The request was denied.
14
In the Cushman house, Ralph lay in a casket lined with white silk. Nellie gently placed a red tulip in his hands.
She had picked the flower from where it grew next to the front porch. For the longest time, Ralph had begged to have the tulip; Nellie had always given him a firm no.
The time had come to let Ralph have the tulip.
15
Josephine felt different that day. I’m not a kid anymore, she thought. I’m more grown up now, more
something.
Her childhood, she realized, had vanished.
16
The house overflowed with the aroma of flowers. So many had been sent to the Cushmans that their home seemed like something of an indoor garden. One aunt could only find sweet peas, a wide variety of pinks that added a unique splash of color to the somber plethora of bouquets and floral arrangements.
One of the volunteer ministers, a pastor from a Baptist church in Lansing, performed Ralph’s funeral service. Ada Belle Mead and Sadie Drumheller sang “Rock of Ages” a cappella. Albert, Nellie, and Josephine stood stoically at Ralph’s casket surrounded by family, surrounded by friends, surrounded by prayer.
When the service was over, Ralph and Leon Carrier, Albert’s uncle
and cousin, took the Cushmans to the cemetery. The small coffin was lowered into the grave; more prayers were said. Ralph, tulip in his hands, was covered with the rich brown earth.
Finally Nellie Cushman wept.
17
A delegation from the Lansing branch of the U.S. Postal Service came to Glen Smith’s funeral on Saturday. Mailmen, accompanied by other postal workers and officials, brought with them a large floral arrangement honoring their fallen colleague.
18
Emory Huyck’s funeral was held on Friday in Carson City, Michigan, the town where he was born and where his parents still lived. Having been a loyal Mason throughout his adult life, Huyck’s funeral was planned by the Carson City Masonic Lodge. John Setherington, the worshipful master of the lodge conducted the service. A school superintendent from a nearby district spoke of Huyck’s dedication to learning. A Methodist pastor gave the eulogy, taking his cue from the Twenty-third Psalm.
The Lord is my shepherd: I shall not want.
He maketh me to lie down in green Pastures, he leadeth me beside the still waters.
He restoreth my soul: he leadeth me in the paths of righteousness for his name’s sake,
Yea, though I walk through the valley of the shadow of death, I will fear no evil: for thou art with me, thy rod and staff they comfort me.
Thou preparest a table before me in the presence of mine enemies: thou annointeth my head with oil; my cup runneth over.

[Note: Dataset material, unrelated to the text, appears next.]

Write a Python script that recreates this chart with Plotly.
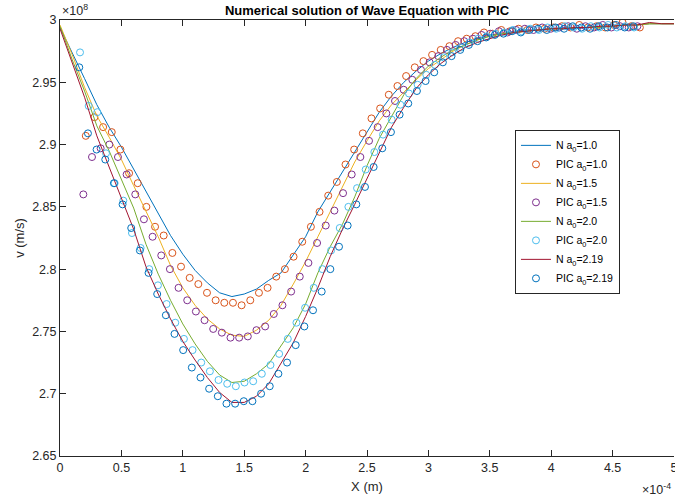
import numpy as np
import plotly.graph_objects as go

# x positions in units of 1e-4 m, velocities in units of 1e8 m/s
x_n = [round(0.1 * i, 1) for i in range(51)]

n_10 = [2.994, 2.974, 2.953, 2.932, 2.914, 2.898, 2.880, 2.862, 2.845, 2.827,
        2.812, 2.799, 2.789, 2.781, 2.778, 2.780, 2.784, 2.791, 2.797, 2.811,
        2.826, 2.846, 2.862, 2.879, 2.895, 2.910, 2.926, 2.939, 2.950, 2.959,
        2.967, 2.973, 2.978, 2.982, 2.985, 2.988, 2.989, 2.991, 2.992, 2.992,
        2.993, 2.994, 2.993, 2.994, 2.995, 2.995, 2.996, 2.996, 2.997, 2.997, 2.997]
n_15 = [2.996, 2.972, 2.946, 2.923, 2.906, 2.888, 2.867, 2.846, 2.826, 2.803,
        2.785, 2.771, 2.760, 2.752, 2.747, 2.746, 2.751, 2.759, 2.771, 2.788,
        2.806, 2.826, 2.846, 2.866, 2.886, 2.903, 2.919, 2.932, 2.942, 2.952,
        2.961, 2.968, 2.975, 2.980, 2.984, 2.987, 2.989, 2.990, 2.991, 2.992,
        2.993, 2.993, 2.994, 2.994, 2.995, 2.995, 2.996, 2.996, 2.997, 2.997, 2.997]
n_20 = [2.995, 2.968, 2.943, 2.915, 2.895, 2.872, 2.849, 2.820, 2.796, 2.775,
        2.756, 2.740, 2.726, 2.715, 2.709, 2.710, 2.716, 2.724, 2.738, 2.753,
        2.772, 2.797, 2.818, 2.836, 2.858, 2.883, 2.905, 2.923, 2.940, 2.953,
        2.963, 2.970, 2.976, 2.980, 2.984, 2.987, 2.989, 2.990, 2.991, 2.992,
        2.993, 2.993, 2.994, 2.994, 2.994, 2.995, 2.996, 2.996, 2.997, 2.997, 2.997]
n_219 = [2.993, 2.966, 2.938, 2.907, 2.882, 2.858, 2.832, 2.802, 2.780, 2.760,
         2.742, 2.727, 2.713, 2.701, 2.693, 2.693, 2.698, 2.708, 2.724, 2.741,
         2.762, 2.785, 2.810, 2.832, 2.852, 2.873, 2.894, 2.914, 2.930, 2.945,
         2.956, 2.965, 2.972, 2.978, 2.982, 2.985, 2.988, 2.990, 2.991, 2.992,
         2.993, 2.993, 2.994, 2.994, 2.995, 2.995, 2.996, 2.996, 2.998, 2.997, 2.997]

pic_step = 0.0705
pic_start = {"1.0": 0.21, "1.5": 0.19, "2.0": 0.163, "2.19": 0.157}

pic_10 = [2.907, 2.922, 2.914, 2.910, 2.896, 2.877, 2.869, 2.850, 2.834, 2.827,
          2.813, 2.802, 2.793, 2.788, 2.781, 2.775, 2.773, 2.773, 2.771, 2.775,
          2.781, 2.785, 2.794, 2.800, 2.810, 2.822, 2.834, 2.846, 2.859, 2.870,
          2.884, 2.896, 2.909, 2.921, 2.929, 2.940, 2.947, 2.955, 2.962, 2.967,
          2.972, 2.976, 2.979, 2.983, 2.985, 2.987, 2.990, 2.989, 2.992, 2.991,
          2.993, 2.992, 2.994, 2.993, 2.994, 2.995, 2.994, 2.996, 2.994, 2.995,
          2.994, 2.996, 2.998, 2.995, 2.994]
pic_15 = [2.860, 2.890, 2.897, 2.900, 2.890, 2.876, 2.860, 2.840, 2.826, 2.811,
          2.800, 2.785, 2.775, 2.766, 2.759, 2.752, 2.749, 2.745, 2.745, 2.746,
          2.751, 2.754, 2.764, 2.771, 2.782, 2.794, 2.805, 2.821, 2.835, 2.847,
          2.861, 2.876, 2.890, 2.903, 2.914, 2.925, 2.935, 2.944, 2.952, 2.960,
          2.966, 2.971, 2.976, 2.980, 2.983, 2.985, 2.988, 2.989, 2.991, 2.990,
          2.992, 2.993, 2.992, 2.994, 2.993, 2.994, 2.995, 2.993, 2.995, 2.994,
          2.996, 2.994, 2.995, 2.994, 2.995]
pic_20 = [2.974, 2.931, 2.926, 2.893, 2.869, 2.855, 2.829, 2.817, 2.800, 2.787,
          2.772, 2.757, 2.744, 2.735, 2.725, 2.718, 2.711, 2.708, 2.706, 2.709,
          2.710, 2.716, 2.723, 2.732, 2.744, 2.757, 2.769, 2.785, 2.800, 2.815,
          2.833, 2.850, 2.865, 2.880, 2.894, 2.908, 2.920, 2.932, 2.941, 2.948,
          2.956, 2.964, 2.970, 2.974, 2.978, 2.982, 2.985, 2.987, 2.989, 2.990,
          2.992, 2.991, 2.993, 2.992, 2.994, 2.993, 2.995, 2.994, 2.993, 2.995,
          2.994, 2.996, 2.994, 2.995, 2.994]
pic_219 = [2.962, 2.909, 2.896, 2.888, 2.869, 2.852, 2.833, 2.815, 2.797, 2.780,
           2.763, 2.748, 2.735, 2.721, 2.713, 2.704, 2.698, 2.692, 2.692, 2.694,
           2.694, 2.700, 2.706, 2.716, 2.725, 2.739, 2.754, 2.767, 2.782, 2.800,
           2.818, 2.835, 2.852, 2.866, 2.882, 2.897, 2.910, 2.924, 2.933, 2.943,
           2.951, 2.958, 2.966, 2.971, 2.976, 2.980, 2.983, 2.986, 2.988, 2.989,
           2.991, 2.990, 2.992, 2.993, 2.992, 2.994, 2.993, 2.995, 2.994, 2.993,
           2.995, 2.994, 2.996, 2.994, 2.995]

x_ticks = [0, 0.5, 1, 1.5, 2, 2.5, 3, 3.5, 4, 4.5, 5]
x_ticktext = ["0", "0.5", "1", "1.5", "2", "2.5", "3", "3.5", "4", "4.5", "5"]
y_ticks = [2.65, 2.7, 2.75, 2.8, 2.85, 2.9, 2.95, 3.0]
y_ticktext = ["2.65", "2.7", "2.75", "2.8", "2.85", "2.9", "2.95", "3"]

C_BLUE = "#0072BD"
C_ORANGE = "#D95319"
C_YELLOW = "#EDB120"
C_PURPLE = "#7E2F8E"
C_GREEN = "#77AC30"
C_CYAN = "#4DBEEE"
C_RED = "#A2142F"

FONT = "Liberation Sans, Arial, Helvetica, sans-serif"
AX = "#262626"


def pic_x(key, n):
    return list(np.round(pic_start[key] + pic_step * np.arange(n), 4))


fig = go.Figure()

series = [
    ("N a<sub>0</sub>=1.0", "line", x_n, n_10, C_BLUE),
    ("PIC a<sub>0</sub>=1.0", "pic", pic_x("1.0", len(pic_10)), pic_10, C_ORANGE),
    ("N a<sub>0</sub>=1.5", "line", x_n, n_15, C_YELLOW),
    ("PIC a<sub>0</sub>=1.5", "pic", pic_x("1.5", len(pic_15)), pic_15, C_PURPLE),
    ("N a<sub>0</sub>=2.0", "line", x_n, n_20, C_GREEN),
    ("PIC a<sub>0</sub>=2.0", "pic", pic_x("2.0", len(pic_20)), pic_20, C_CYAN),
    ("N a<sub>0</sub>=2.19", "line", x_n, n_219, C_RED),
    ("PIC a<sub>0</sub>=2.19", "pic", pic_x("2.19", len(pic_219)), pic_219, C_BLUE),
]

for i, (name, kind, xs, ys, col) in enumerate(series):
    if kind == "line":
        fig.add_trace(go.Scatter(x=xs, y=ys, mode="lines", name=name,
                                 line=dict(color=col, width=1)))
    else:
        fig.add_trace(go.Scatter(x=xs, y=ys, mode="markers", name=name,
                                 marker=dict(symbol="circle-open", size=7,
                                             color=col, line=dict(width=1, color=col))))

fig.update_layout(
    width=675, height=500,
    margin=dict(l=60, r=1, t=20, b=44, autoexpand=False),
    paper_bgcolor="white", plot_bgcolor="white",
    font=dict(family=FONT, size=12, color=AX),
    title=dict(text="<b>Numerical solution of Wave Equation with PIC</b>",
               x=0.5, xref="paper", xanchor="center",
               y=0.979, yref="container", yanchor="middle",
               font=dict(family=FONT, size=13, color="black"), automargin=False),
    showlegend=True,
    legend=dict(x=0.741, y=0.748, xanchor="left", yanchor="top",
                bgcolor="white", bordercolor=AX, borderwidth=1,
                font=dict(family=FONT, size=10.5, color="black"),
                tracegroupgap=0, itemwidth=30),
    xaxis=dict(range=[0, 5], tickvals=x_ticks, ticktext=x_ticktext,
               showgrid=False, zeroline=False, automargin=False,
               showline=True, linecolor=AX, linewidth=1, mirror="ticks",
               ticks="inside", ticklen=6, tickcolor=AX,
               ticklabeloverflow="allow",
               tickfont=dict(family=FONT, size=12.5, color=AX),
               title=dict(text="X (m)", standoff=7,
                          font=dict(family=FONT, size=13, color=AX))),
    yaxis=dict(range=[2.65, 3.0], tickvals=y_ticks, ticktext=y_ticktext,
               showgrid=False, zeroline=False, automargin=False,
               showline=True, linecolor=AX, linewidth=1, mirror=False,
               ticks="inside", ticklen=6, tickcolor=AX,
               tickfont=dict(family=FONT, size=12.5, color=AX),
               title=dict(text="v (m/s)", standoff=4,
                          font=dict(family=FONT, size=13, color=AX))),
    annotations=[
        dict(text="\u00d710<sup>8</sup>", xref="paper", yref="paper",
             x=0.0, y=1.0, xanchor="left", yanchor="bottom", yshift=0,
             showarrow=False, font=dict(family=FONT, size=12.5, color=AX)),
        dict(text="\u00d710<sup>-4</sup>", xref="paper", yref="paper",
             x=0.944, y=-0.052, xanchor="left", yanchor="top",
             showarrow=False, font=dict(family=FONT, size=12.5, color=AX)),
    ],
)

fig.write_html("out.html",
               config={"displayModeBar": False, "staticPlot": True},
               post_script="document.body.style.margin='0';document.body.style.overflow='hidden';")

Surely goodness and mercy shall follow me all the days of my life: and I will dwell in the house of the Lord for ever.
19
On Saturday Roscoe Hart’s home turned into a funeral parlor for his wife, Blanche, Bath Consolidated’s fifth-grade teacher. She died just three weeks shy of the couple’s eighth anniversary, on June 4. After the service, she was buried at Wilsey Cemetery just outside of town. Six of her former classmates served as pallbearers.